David Coyle, acquired from the Kerry Park Islands of the VIJHL, played for the North Vancouver Wolf Pack last season. Parent said Coyle has improved all year.
“He is playing more physical, using his speed more. He is playing more simple and has bought into being better,” said Parent. “He has wanted to become a better player. I think David Coyle is going to be excellent for us down the stretch.”
|“When you have a group that doesn’t have a lot of playoff experience, a lot of people will say playoffs is a different style of game and in some aspects it really is, you are playing for keeps,” said Sicamous Eagles Head Coach-GM Nick Deschenes. “The old adage that it’s more physical, there is more shot blocking. There are more of those elements.

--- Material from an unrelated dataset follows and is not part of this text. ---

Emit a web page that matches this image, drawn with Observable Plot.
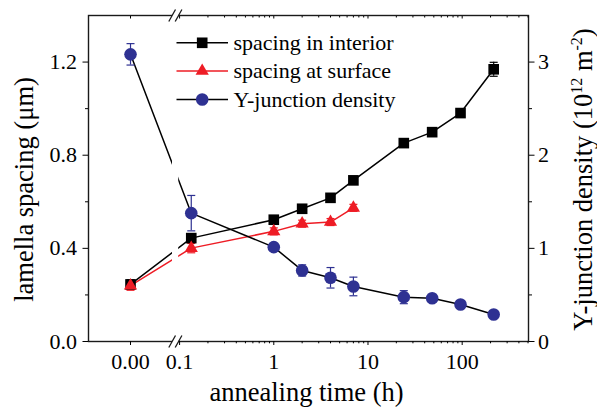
<!DOCTYPE html>
<html>
<head>
<meta charset="utf-8">
<script src="https://cdn.jsdelivr.net/npm/d3@7"></script>
<script src="https://cdn.jsdelivr.net/npm/@observablehq/plot@0.6"></script>
<style>
  html, body { margin: 0; padding: 0; background: #fff; }
  #chart svg { display: block; }
  #chart svg text { font-family: 'Liberation Serif', 'Times New Roman', serif !important; }
</style>
</head>
<body>
<div id="chart"></div>
<script>
// ---------------- data ----------------
const timeInterior = [0, 0.133, 1, 2, 4, 7, 24, 48, 96, 216];
const spacingInterior = [0.245, 0.444, 0.523, 0.570, 0.617, 0.692, 0.852, 0.899, 0.981, 1.169];
const errInterior = [0.02, 0.015, 0.01, 0.01, 0.01, 0.01, 0.015, 0.015, 0.015, 0.03];

const timeSurface = [0, 0.133, 1, 2, 4, 7];
const spacingSurface = [0.240, 0.401, 0.473, 0.506, 0.513, 0.574];
const errSurface = [0.02, 0.02, 0.015, 0.015, 0.015, 0.015];

const timeDensity = [0, 0.133, 1, 2, 4, 7, 24, 48, 96, 216];
const density = [3.083, 1.378, 1.013, 0.763, 0.684, 0.591, 0.476, 0.465, 0.397, 0.290];
const errDensity = [0.115, 0.19, 0.04, 0.06, 0.11, 0.10, 0.07, 0.04, 0.03, 0.03];

const xTickValues = [0, 0.1, 1, 10, 100];
const xTickLabels = ["0.00", "0.1", "1", "10", "100"];
const xMinorValues = [0.2, 0.3, 0.4, 0.5, 0.6, 0.7, 0.8, 0.9,
                      2, 3, 4, 5, 6, 7, 8, 9,
                      20, 30, 40, 50, 60, 70, 80, 90,
                      200, 300, 400, 500];
const yTickValues = [0, 0.4, 0.8, 1.2];
const yTickLabels = ["0.0", "0.4", "0.8", "1.2"];
const yMinorValues = [0.2, 0.6, 1.0];
const densityTickLabels = ["0", "1", "2", "3"];
const legendLabels = ["spacing in interior", "spacing at surface", "Y-junction density"];

const xLabel = "annealing time (h)";
const yLabel = "lamella spacing (\u03bcm)";
const y2Label = "Y-junction density (10^12 m^-2)";

// ---------------- layout / styling ----------------
const W = 597, H = 410;
const ML = 88, MR = 69, MT = 15, MB = 69;
const X_DOMAIN = [-1.967, 2.704];   // in "broken-axis" units (log10 for t >= 0.1)
const Y_DOMAIN = [0, 1.4];
const U_ZERO = -1.521;              // where t = 0 sits on the broken axis
const DENSITY_RATIO = 2.5;          // right axis units per left axis unit
const RED = "#ee1c25";
const NAVY = "#2e3192";
const FONT = "Liberation Serif";

const pos = t => (t === 0 ? U_ZERO : Math.log10(t));
const xPx2u = px => X_DOMAIN[0] + (px - ML) / (W - ML - MR) * (X_DOMAIN[1] - X_DOMAIN[0]);
const yPx2v = py => Y_DOMAIN[0] + (H - MB - py) / (H - MB - MT) * (Y_DOMAIN[1] - Y_DOMAIN[0]);

const interior = timeInterior.map((t, i) => ({u: pos(t), v: spacingInterior[i], e: errInterior[i]}));
const surface = timeSurface.map((t, i) => ({u: pos(t), v: spacingSurface[i], e: errSurface[i]}));
const dens = timeDensity.map((t, i) => ({u: pos(t), v: density[i] / DENSITY_RATIO, e: errDensity[i] / DENSITY_RATIO}));

const capSymbol = { draw(ctx) { ctx.moveTo(-4, 0); ctx.lineTo(4, 0); } };

const errBars = (data, color) => [
  Plot.ruleX(data, {x: "u", y1: d => d.v - d.e, y2: d => d.v + d.e, stroke: color, strokeWidth: 1.2}),
  Plot.dot(data, {x: "u", y: d => d.v - d.e, symbol: capSymbol, stroke: color, strokeWidth: 1.2, fill: "none"}),
  Plot.dot(data, {x: "u", y: d => d.v + d.e, symbol: capSymbol, stroke: color, strokeWidth: 1.2, fill: "none"})
];

// legend rows
const legendRowsPy = [42.3, 70.5, 99];
const legendStyles = [
  {line: "black", symbol: "square", fill: "black", r: 6},
  {line: RED, symbol: "triangle", fill: RED, r: 4.9},
  {line: "black", symbol: "circle", fill: NAVY, r: 6.3}
];
const legendMarks = legendLabels.flatMap((label, i) => {
  const y = yPx2v(legendRowsPy[i]);
  const s = legendStyles[i];
  return [
    Plot.link([label], {x1: () => xPx2u(176), x2: () => xPx2u(227.5), y1: () => y, y2: () => y, stroke: s.line, strokeWidth: 1.5}),
    Plot.dot([label], {x: () => xPx2u(201.7), y: () => y, symbol: s.symbol, r: s.r, fill: s.fill, stroke: "none"}),
    Plot.text([label], {x: () => xPx2u(233), y: () => y, text: d => d, textAnchor: "start", lineAnchor: "middle", fontSize: 22, fontFamily: FONT, fill: "black"})
  ];
});

// axis-break slashes (pixel layout converted to data units)
const breakSlashes = [];
for (const axisPy of [H - MB, MT]) {
  for (const off of [0, 6.4]) {
    breakSlashes.push({x1: xPx2u(168.3 + off), y1: yPx2v(axisPy + 6), x2: xPx2u(175 + off), y2: yPx2v(axisPy - 6)});
  }
}

const plot = Plot.plot({
  width: W, height: H,
  marginLeft: ML, marginRight: MR, marginTop: MT, marginBottom: MB,
  style: {fontFamily: FONT, fontSize: "22px", color: "black", background: "white"},
  x: {type: "linear", domain: X_DOMAIN},
  y: {type: "linear", domain: Y_DOMAIN},
  marks: [
    // connecting lines
    Plot.line(interior, {x: "u", y: "v", stroke: "black", strokeWidth: 1.5}),
    Plot.line(surface, {x: "u", y: "v", stroke: RED, strokeWidth: 1.5}),
    Plot.line(dens, {x: "u", y: "v", stroke: "black", strokeWidth: 1.5}),
    // frame
    Plot.frame({stroke: "#1a1a1a", strokeWidth: 1.4}),
    // axis break white band
    Plot.rect([0], {x1: () => xPx2u(172), x2: () => xPx2u(178.2), y1: () => yPx2v(H - MB + 2), y2: () => yPx2v(MT - 2), fill: "white"}),
    Plot.link(breakSlashes, {x1: "x1", y1: "y1", x2: "x2", y2: "y2", stroke: "#1a1a1a", strokeWidth: 1.3}),
    // axes
    Plot.axisX({anchor: "bottom", ticks: xTickValues.map(pos), tickFormat: (d, i) => xTickLabels[i], tickSize: 4, tickPadding: 8, fontSize: 22, fontFamily: FONT, fontVariant: "normal", label: null}),
    Plot.axisX({anchor: "bottom", ticks: xMinorValues.map(pos), tickFormat: () => "", tickSize: 2.3, label: null}),
    Plot.axisX({anchor: "top", ticks: xTickValues.map(pos), tickFormat: () => "", tickSize: 2.5, dy: 2.5, label: null}),
    Plot.axisX({anchor: "top", ticks: xMinorValues.map(pos), tickFormat: () => "", tickSize: 1.5, dy: 1.5, label: null}),
    Plot.axisY({anchor: "left", ticks: yTickValues, tickFormat: (d, i) => yTickLabels[i], tickSize: 5.5, tickPadding: 6, fontSize: 22, fontFamily: FONT, fontVariant: "normal", label: null}),
    Plot.axisY({anchor: "left", ticks: yMinorValues, tickFormat: () => "", tickSize: 3, label: null}),
    Plot.axisY({anchor: "right", ticks: yTickValues, tickFormat: (d, i) => densityTickLabels[i], tickSize: 5.5, tickPadding: 4, fontSize: 22, fontFamily: FONT, fontVariant: "normal", label: null}),
    Plot.axisY({anchor: "right", ticks: yMinorValues, tickFormat: () => "", tickSize: 3, label: null}),
    // error bars
    ...errBars(interior, "black"),
    ...errBars(surface, RED),
    ...errBars(dens, NAVY),
    // markers
    Plot.dot(interior, {x: "u", y: "v", symbol: "square", r: 6, fill: "black", stroke: "none"}),
    Plot.dot(surface, {x: "u", y: "v", symbol: "triangle", r: 4.9, fill: RED, stroke: "none"}),
    Plot.dot(dens, {x: "u", y: "v", symbol: "circle", r: 6.3, fill: NAVY, stroke: "none"}),
    // legend
    ...legendMarks,
    // axis titles
    Plot.text([xLabel], {frameAnchor: "bottom", text: d => d, textAnchor: "middle", dx: -2, dy: 51.5, lineAnchor: "middle", fontSize: 26.5, fontFamily: FONT, fill: "black"}),
    Plot.text([yLabel], {frameAnchor: "left", text: d => d, textAnchor: "middle", rotate: -90, dx: -63.5, dy: 11, lineAnchor: "middle", fontSize: 26.5, fontFamily: FONT, fill: "black"}),
    Plot.text([y2Label], {frameAnchor: "right", text: d => d, textAnchor: "middle", rotate: -90, dx: 55.5, dy: 1, lineAnchor: "middle", fontSize: 26.5, fontFamily: FONT, fill: "black"})
  ]
});

document.getElementById("chart").appendChild(plot);

// superscripts on right-axis title
d3.select(plot).selectAll("text")
  .filter(function () { return this.textContent === y2Label; })
  .each(function () {
    const t = d3.select(this);
    t.text(null);
    t.append("tspan").text("Y-junction density (10");
    t.append("tspan").attr("dy", -10).attr("font-size", "16px").text("12");
    t.append("tspan").attr("dy", 10).text(" m");
    t.append("tspan").attr("dy", -10).attr("font-size", "16px").text("-2");
    t.append("tspan").attr("dy", 10).text(")");
  });
</script>
</body>
</html>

I like to think that our group in these seven hard-fought games figured out the importance of these elements in being successful. It does take paying a bit of a higher price than you might have to in the regular season.”
Deschenes was very happy with how his defence has played, containing the Kamloops Storm, which featured players with Junior A experience.
“We took away time and space, were quick to pucks in the corner and we didn’t give them a lot of offensive zone opportunities,” he said. “We were making good plays on our breakouts. I thought they really rose to the challenge of that team. I feel like our group can keep getting better as the playoffs go. We’re still trying to get better, keep refining our game.”
Warren Roberts-Lee, who joined the Eagles in December, has seven points in seven games.
“He has some skills, some tools that are at a pretty elite level,” said Deschenes. “His success is determined by how he sets himself up to utilize his speed and his shot. I don’t think it’s a surprise anymore if guys are figuring out he’s got I would say close to an NHL shot.”
Deschenes added that by working more with his teammates, it will unlock more opportunities.
“I think there is still more there that he can unlock.”